Such a fun read. The parallels to Kerouac and the realization of why Miller was such a big hero of Jack's was so immediately obvious. What a light-bulb. The zest for life, the splurge of ideas, ramblings, the seemingly effortless insightful observations, the ability to use the trashiest and most vulgar language and then turn around and use the highest levels of prose and poetry and Francais. To flow in and out of these different forms of language fluently and keep the reader on his/her toes and in my case ripping through Webster's and clicking through google to look up the French phrases. Augh. So good. A pilgrimage up the coast to Big Sur to Miller's library is inevitable. I feel that it is a must for this project, which has already brought so much joy in just 18 days. This novel and the reactions and the history...the banning in multiple countries for obvious reasons...I mean, 1934...damn...the balls on this kid....the sale of the original manuscript for $165,000 in February of 1986...the praise from not only critics and fans, but the most elite of his contemporaries...the legions of younger followers and aspiring American authors. It is liberating as a young aspiring author of even something as trite as these blogs and my leather bound diary full of poems, songs, reflections, ideas- to read people from farther and farther back in history and to put their works in their own contemporary contexts and to relate to their boiling American blood and open language and brutal,
painful honesty. They are so easy to relate to and then bango! They floor you with something brilliant like Miller's sudden description of Whitman in the middle of the end:
"...He was the Poet of the Body and the Soul, Whitman. The first and the last poet. He is almost undecipherable today, a monument covered with rude hieroglyphs for which there is no key. It seems strange almost to mention his name over here.
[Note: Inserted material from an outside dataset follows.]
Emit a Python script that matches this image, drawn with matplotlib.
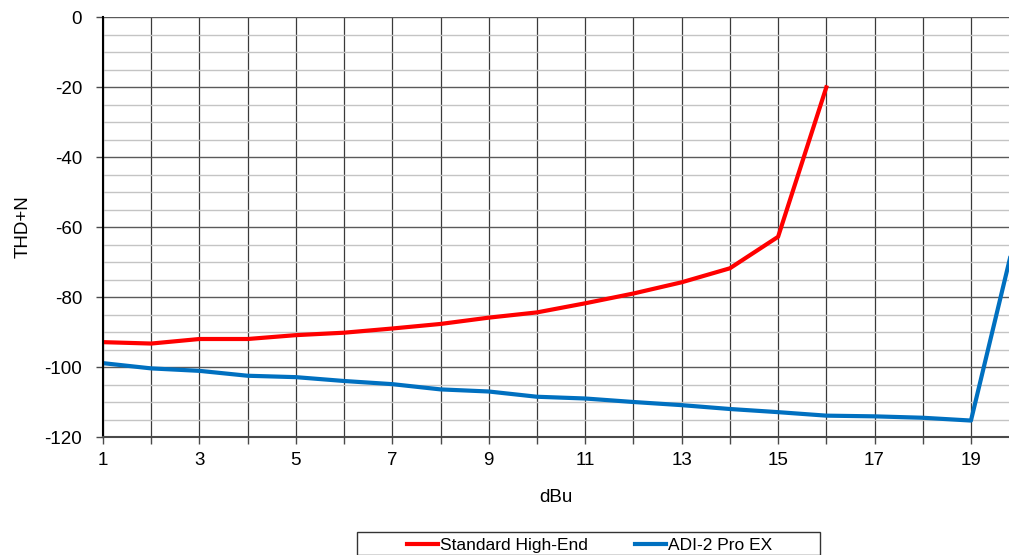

There is no equivalent in the languages of Europe for the spirit which he immortalized. Europe is saturated with art and her soil is full of dead treasures, but what Europe has never had is a free, healthy spirit, what you might call a MAN. Goethe was the nearest approach, but Goethe was a stuffed shirt, by comparison..."
This is the kind of gold that lurks between the covers of Tropic and rewards the reader like a slap in the face to calm hysteria. I was quick to realize that it is insanely daunting to write about these masters, but it is these same masters who urge me on from within my own head. Rest in peace dear pioneers of the page, and thank you.